Google’s Smart Contact Lens On The Way: 5 Things You Need To Know
Google is ready to sell its first smart contact lenses according to an announcement from the company and its partner Novartis. The smart contact lens follows the less than spectacular release of the company's wearable computer Google Glass. Unfortunately the contact lens isn't an eye-mounted version of Glass; it's a completely different technology. Here's what you need to know before the gadget hits the market.
What's A Smart Contact Lens?
The device that Google is marketing is actually just a sensor with a wireless transmitter. It's designed to help people with diabetes by monitoring their blood sugar levels. Swiss pharmaceuticals device company Novartis is going to take charge of some aspects of production and marketing according to this morning's release.
How Will This Help Diabetes?
The contact lens will monitor a patients blood sugar and alert them if it senses anything wrong. The device will be able to transmit that alert wirelessly; meaning that patients will not have to have a head mounted computer, or anything else that would make the device unusable outside of a hospital setting. The data can be sent to a mobile device, like a smart phone, allowing easier care for diabetes.
What's The Future Of The Google Contact Lens?
The smart contact lens is able to measure diabetes for the time being, but there are many other applications that miniaturized electronics in the eye could achieve. Novartis is hoping that is could be used to augment and correct vision with a dynamic contact lens suiting more purposes than today's static examples. A fully fledged computer interface is the dream, but that's probably a long way off.

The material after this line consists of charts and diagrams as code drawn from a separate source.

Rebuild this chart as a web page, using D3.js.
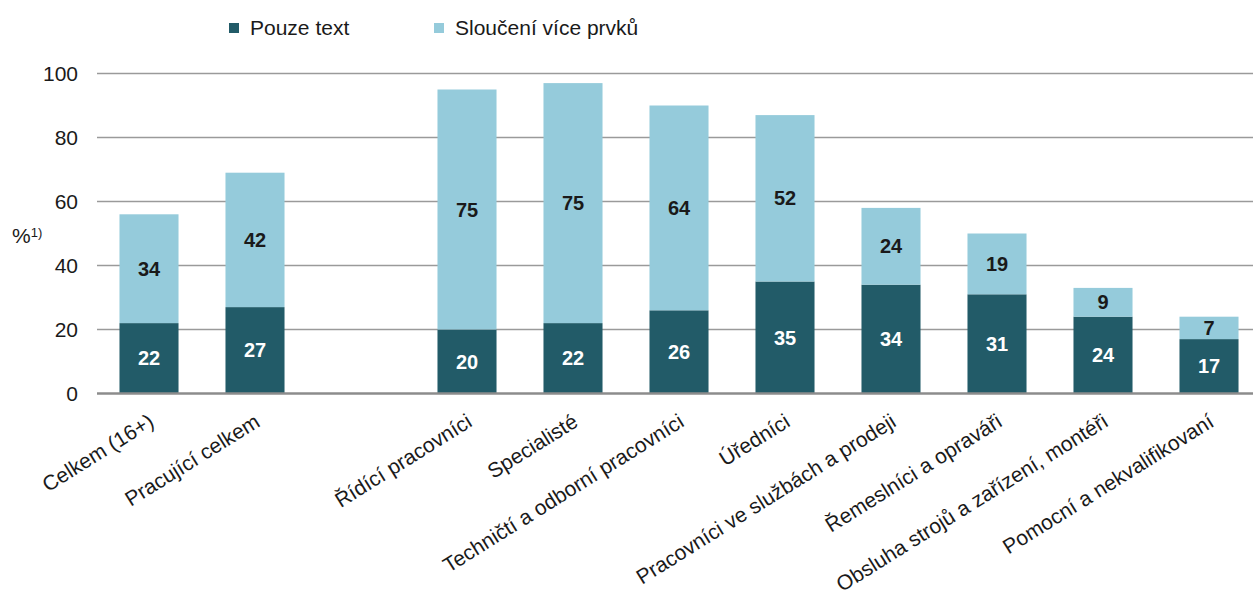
<!DOCTYPE html>
<html>
<head>
<meta charset="utf-8">
<script src="https://cdn.jsdelivr.net/npm/d3@7"></script>
<style>
  body { margin: 0; background: #fff; }
  text { font-family: "Liberation Sans", Arial, sans-serif; fill: #1a1a1a; }
</style>
</head>
<body>
<svg id="chart"></svg>
<script>
// data ("" = empty gap slot)
var categories = ["Celkem (16+)", "Pracující celkem", "", "Řídící pracovníci", "Specialisté",
  "Techničtí a odborní pracovníci", "Úředníci", "Pracovníci ve službách a prodeji",
  "Řemeslníci a opraváři", "Obsluha strojů a zařízení, montéři", "Pomocní a nekvalifikovaní"];
var pouzeText = [22, 27, null, 20, 22, 26, 35, 34, 31, 24, 17];
var slouceni = [34, 42, null, 75, 75, 64, 52, 24, 19, 9, 7];
var seriesNames = ["Pouze text", "Sloučení více prvků"];
var yTicks = [0, 20, 40, 60, 80, 100];

var colors = ["#225b68", "#95cbdb"];
var svgWidth = 1253, svgHeight = 595;

var svg = d3.select("#chart")
    .attr("width", svgWidth)
    .attr("height", svgHeight);

var x = d3.scaleBand()
    .domain(d3.range(categories.length))
    .range([96, 96 + 106 * categories.length])
    .paddingInner(0.443)
    .paddingOuter(0.2215);

var y = d3.scaleLinear()
    .domain([0, 100])
    .range([393.5, 73.5]);

// gridlines
svg.append("g")
    .selectAll("line")
    .data(yTicks.filter(function(d){ return d > 0; }))
    .enter()
    .append("line")
    .attr("x1", 97)
    .attr("x2", svgWidth)
    .attr("y1", function(d){ return y(d); })
    .attr("y2", function(d){ return y(d); })
    .attr("stroke", "#9a9a9a")
    .attr("stroke-width", 1.3);

// y axis labels
var yAxis = d3.axisLeft(y).tickValues(yTicks).tickSize(0).tickPadding(0);
svg.append("g")
    .attr("transform", "translate(78,0)")
    .call(yAxis)
    .call(function(g){
        g.select(".domain").remove();
        g.selectAll("text")
            .attr("font-size", 21)
            .attr("font-family", "Liberation Sans, Arial, sans-serif")
            .attr("fill", "#1a1a1a");
    });

// unit label
var unit = svg.append("text").attr("x", 12).attr("y", 243).attr("font-size", 21);
unit.append("tspan").text("%");
unit.append("tspan").attr("font-size", 13).attr("dy", -6).text("1)");

// stacked bars
var rows = categories.map(function(c, i){
    return { i: i, a: pouzeText[i], b: slouceni[i] };
}).filter(function(d){ return d.a != null; });

var bw = x.bandwidth();

svg.append("g").selectAll("rect")
    .data(rows)
    .enter()
    .append("rect")
    .attr("x", function(d){ return x(d.i); })
    .attr("width", bw)
    .attr("y", function(d){ return y(d.a); })
    .attr("height", function(d){ return y(0) - y(d.a); })
    .attr("fill", colors[0]);

svg.append("g").selectAll("rect")
    .data(rows)
    .enter()
    .append("rect")
    .attr("x", function(d){ return x(d.i); })
    .attr("width", bw)
    .attr("y", function(d){ return y(d.a + d.b); })
    .attr("height", function(d){ return y(d.a) - y(d.a + d.b); })
    .attr("fill", colors[1]);

// value labels
svg.append("g").selectAll("text")
    .data(rows)
    .enter()
    .append("text")
    .attr("x", function(d){ return x(d.i) + bw / 2; })
    .attr("y", function(d){ return y(d.a / 2) + 7; })
    .attr("text-anchor", "middle")
    .attr("font-size", 20)
    .attr("font-weight", "bold")
    .style("fill", "#fff")
    .text(function(d){ return d.a; });

svg.append("g").selectAll("text")
    .data(rows)
    .enter()
    .append("text")
    .attr("x", function(d){ return x(d.i) + bw / 2; })
    .attr("y", function(d){ return y(d.a + d.b / 2) + 7; })
    .attr("text-anchor", "middle")
    .attr("font-size", 20)
    .attr("font-weight", "bold")
    .style("fill", "#1a1a1a")
    .text(function(d){ return d.b; });

// zero axis line
svg.append("line")
    .attr("x1", 97)
    .attr("x2", svgWidth)
    .attr("y1", y(0))
    .attr("y2", y(0))
    .attr("stroke", "#8c8c8c")
    .attr("stroke-width", 2.5);

// category labels, rotated
svg.append("g").selectAll("text")
    .data(rows)
    .enter()
    .append("text")
    .attr("transform", function(d){
        return "translate(" + (x(d.i) + bw / 2 - 2) + ",412) rotate(-32)";
    })
    .attr("text-anchor", "end")
    .attr("dy", "0.75em")
    .attr("font-size", 21)
    .text(function(d){ return categories[d.i]; });

// legend
var legend = svg.append("g").selectAll("g")
    .data(seriesNames)
    .enter()
    .append("g")
    .attr("transform", function(d, i){ return "translate(" + [229 + i * 205, 23] + ")"; });

legend.append("rect")
    .attr("width", 10)
    .attr("height", 10)
    .attr("fill", function(d, i){ return colors[i]; });

legend.append("text")
    .attr("x", 21)
    .attr("y", 12)
    .attr("font-size", 21)
    .text(function(d){ return d; });
</script>
</body>
</html>
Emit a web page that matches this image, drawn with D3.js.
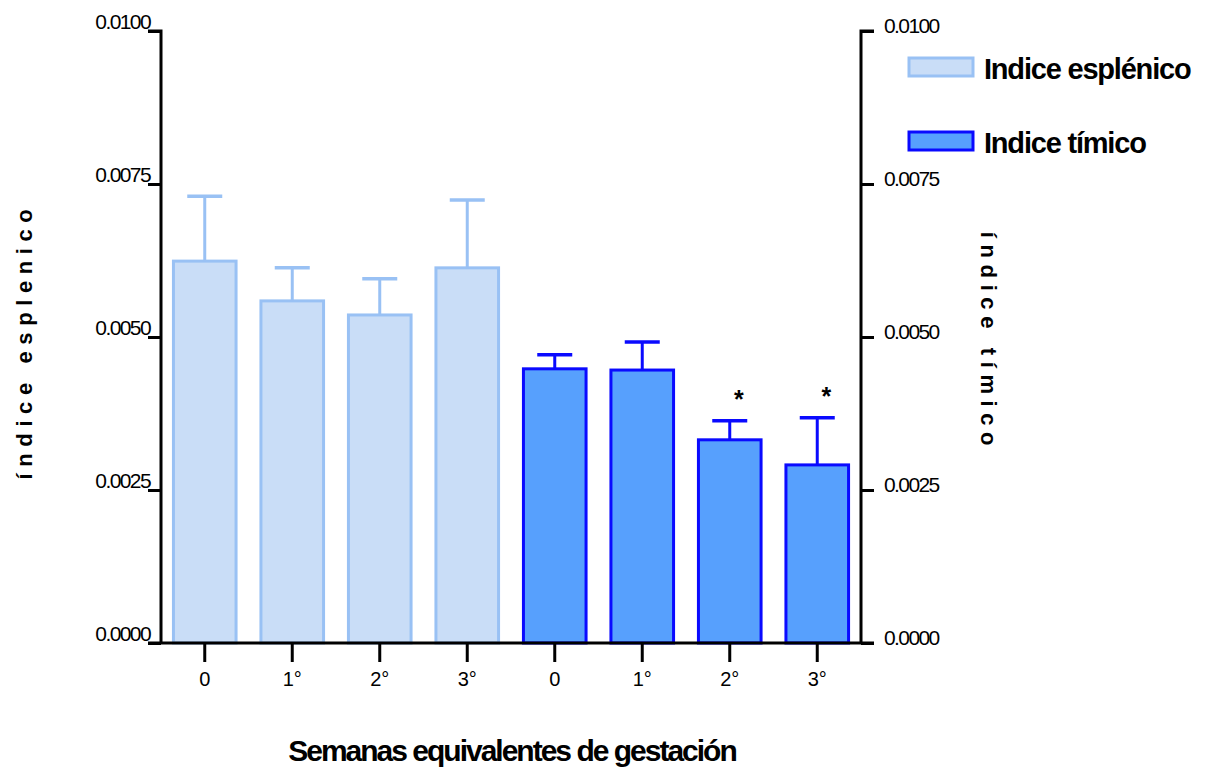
<!DOCTYPE html>
<html>
<head>
    <title>Indice esplénico y tímico</title>
    <style>
        body { margin: 0; background: #fff; }
        svg text { font-family: "Liberation Sans", Arial, sans-serif; fill: #000; }
        .tick-label { font-size: 21px; letter-spacing: -1.6px; }
        .x-label { font-size: 20px; }
        .legend-text { font-size: 29px; font-weight: bold; letter-spacing: -1.2px; }
        .y-title { font-size: 22px; font-weight: bold; letter-spacing: 6.6px; }
        .x-title { font-size: 30px; font-weight: bold; letter-spacing: -2px; }
        .star { font-size: 25px; font-weight: bold; }
    </style>
</head>
<body>
<div id="chart"></div>
<script src="https://d3js.org/d3.v7.min.js"></script>
<script>
    // data
    const weeks = ["0", "1°", "2°", "3°"];
    const esplenico = [0.00624, 0.00559, 0.00536, 0.00613];
    const esplenicoErr = [0.00106, 0.00054, 0.00059, 0.00111];
    const timico = [0.00448, 0.00446, 0.00332, 0.00291];
    const timicoErr = [0.00023, 0.00046, 0.00031, 0.00077];
    const timicoSignif = [false, false, true, true];
    const yTicks = [0, 0.0025, 0.005, 0.0075, 0.01];

    const W = 1209, H = 771;
    const plotL = 161, plotR = 861, plotT = 31, plotB = 643;

    const series = [
        { name: "Indice esplénico", values: esplenico, err: esplenicoErr, fill: "#c9ddf7", stroke: "#99c1f4", signif: [false, false, false, false] },
        { name: "Indice tímico", values: timico, err: timicoErr, fill: "#57a0fd", stroke: "#0a0aff", signif: timicoSignif }
    ];

    // one flat list of bars, spleen first then thymus
    const bars = [];
    series.forEach((s, si) => {
        weeks.forEach((w, i) => {
            bars.push({ key: si + "-" + i, week: w, v: s.values[i], e: s.err[i], s: s, star: s.signif[i] });
        });
    });

    const svg = d3.select("#chart").append("svg")
        .attr("width", W)
        .attr("height", H);

    const x = d3.scaleBand()
        .domain(bars.map(d => d.key))
        .range([plotL, plotR])
        .paddingInner(0.25)
        .paddingOuter(0.125);

    const y = d3.scaleLinear().domain([0, 0.01]).range([plotB, plotT]);
    const fmt = d3.format(".4f");

    // bars
    svg.selectAll("rect.bar").data(bars).enter().append("rect")
        .attr("class", "bar")
        .attr("x", d => x(d.key) + 1.5)
        .attr("width", x.bandwidth() - 3)
        .attr("y", d => y(d.v))
        .attr("height", d => y(0) - y(d.v))
        .attr("fill", d => d.s.fill)
        .attr("stroke", d => d.s.stroke)
        .attr("stroke-width", 3);

    // error bars (upper only)
    const capW = 35;
    const eb = svg.selectAll("g.err").data(bars).enter().append("g").attr("class", "err");
    eb.append("line")
        .attr("x1", d => x(d.key) + x.bandwidth() / 2)
        .attr("x2", d => x(d.key) + x.bandwidth() / 2)
        .attr("y1", d => y(d.v))
        .attr("y2", d => y(d.v + d.e))
        .attr("stroke", d => d.s.stroke)
        .attr("stroke-width", 3);
    eb.append("line")
        .attr("x1", d => x(d.key) + x.bandwidth() / 2 - capW / 2)
        .attr("x2", d => x(d.key) + x.bandwidth() / 2 + capW / 2)
        .attr("y1", d => y(d.v + d.e))
        .attr("y2", d => y(d.v + d.e))
        .attr("stroke", d => d.s.stroke)
        .attr("stroke-width", 3.5);

    // significance stars
    svg.selectAll("text.star").data(bars.filter(d => d.star)).enter().append("text")
        .attr("class", "star")
        .attr("text-anchor", "middle")
        .attr("x", d => x(d.key) + x.bandwidth() / 2 + 9)
        .attr("y", d => y(d.v + d.e) - 13)
        .text("*");

    // left axis
    const axL = svg.append("g").attr("transform", `translate(${plotL},0)`)
        .call(d3.axisLeft(y).tickValues(yTicks).tickSize(13).tickFormat(fmt));
    axL.select(".domain").attr("stroke-width", 3).attr("d", `M-13,${plotT}H0V${plotB}`);
    axL.selectAll(".tick line").attr("stroke-width", 3);
    axL.selectAll(".tick text").attr("class", "tick-label").attr("x", -11).attr("dy", "-0.1em");
    axL.attr("font-size", null).attr("font-family", null);

    // right axis
    const axR = svg.append("g").attr("transform", `translate(${plotR},0)`)
        .call(d3.axisRight(y).tickValues(yTicks).tickSize(13).tickFormat(fmt));
    axR.select(".domain").attr("stroke-width", 3).attr("d", `M13,${plotT}H0V${plotB}`);
    axR.selectAll(".tick line").attr("stroke-width", 3);
    axR.selectAll(".tick text").attr("class", "tick-label").attr("x", 23).attr("dy", "0.05em");
    axR.attr("font-size", null).attr("font-family", null);

    // bottom axis
    const axB = svg.append("g").attr("transform", `translate(0,${plotB})`)
        .call(d3.axisBottom(x).tickSize(19).tickFormat(k => bars.find(b => b.key === k).week));
    axB.select(".domain").attr("stroke-width", 3).attr("d", `M${plotL - 13},0H${plotR + 13}`);
    axB.selectAll(".tick line").attr("stroke-width", 3);
    axB.selectAll(".tick text").attr("class", "x-label").attr("y", 29).attr("dy", "0.71em");
    axB.attr("font-size", null).attr("font-family", null);

    // axis titles
    svg.append("text").attr("class", "y-title")
        .attr("transform", "translate(32,341) rotate(-90)")
        .attr("text-anchor", "middle")
        .text("índice esplenico");
    svg.append("text").attr("class", "y-title")
        .attr("transform", "translate(981,342) rotate(90)")
        .attr("text-anchor", "middle")
        .text("índice tímico");
    svg.append("text").attr("class", "x-title")
        .attr("x", 512).attr("y", 761)
        .attr("text-anchor", "middle")
        .text("Semanas equivalentes de gestación");

    // legend
    const leg = svg.selectAll("g.legend").data(series).enter().append("g")
        .attr("class", "legend")
        .attr("transform", (d, i) => `translate(909,${58 + i * 74})`);
    leg.append("rect")
        .attr("width", 64).attr("height", 18)
        .attr("fill", d => d.fill)
        .attr("stroke", d => d.stroke)
        .attr("stroke-width", 3);
    leg.append("text").attr("class", "legend-text")
        .attr("x", 75).attr("y", 21)
        .text(d => d.name);
</script>
</body>
</html>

When Will This Be On The Shelf?
There's no telling when this device will actually hit the market, as the two companies are still developing its abilities. There are many hurdles that a device like this will have to cross before it will be allowed to be used in medical situations, but the deal between Google and Novartis is a big step in the right direction, matching Google innovation with Novartis expertise. Optimistic predictions put the release of the device in 2016, but this project could go on for years.
Why Is Google Doing This?
Google probably doesn't want to advertise insulin to you if your blood sugar is out of control, so why is the company trying to sell a diabetes monitor? The answer lies in an often repeated but little understood phrase: “The Internet of Things.” Google is heavily involved in technologies related to that idea, and the place to start may be healthcare.
The “Internet of Things” describes a world in which we are surrounded by sensors of different types collecting information which transmit and receive it wirelessly. A smart contact lens could update a doctor, or a diabetes sufferer themselves if blood sugar is going in the wrong direction.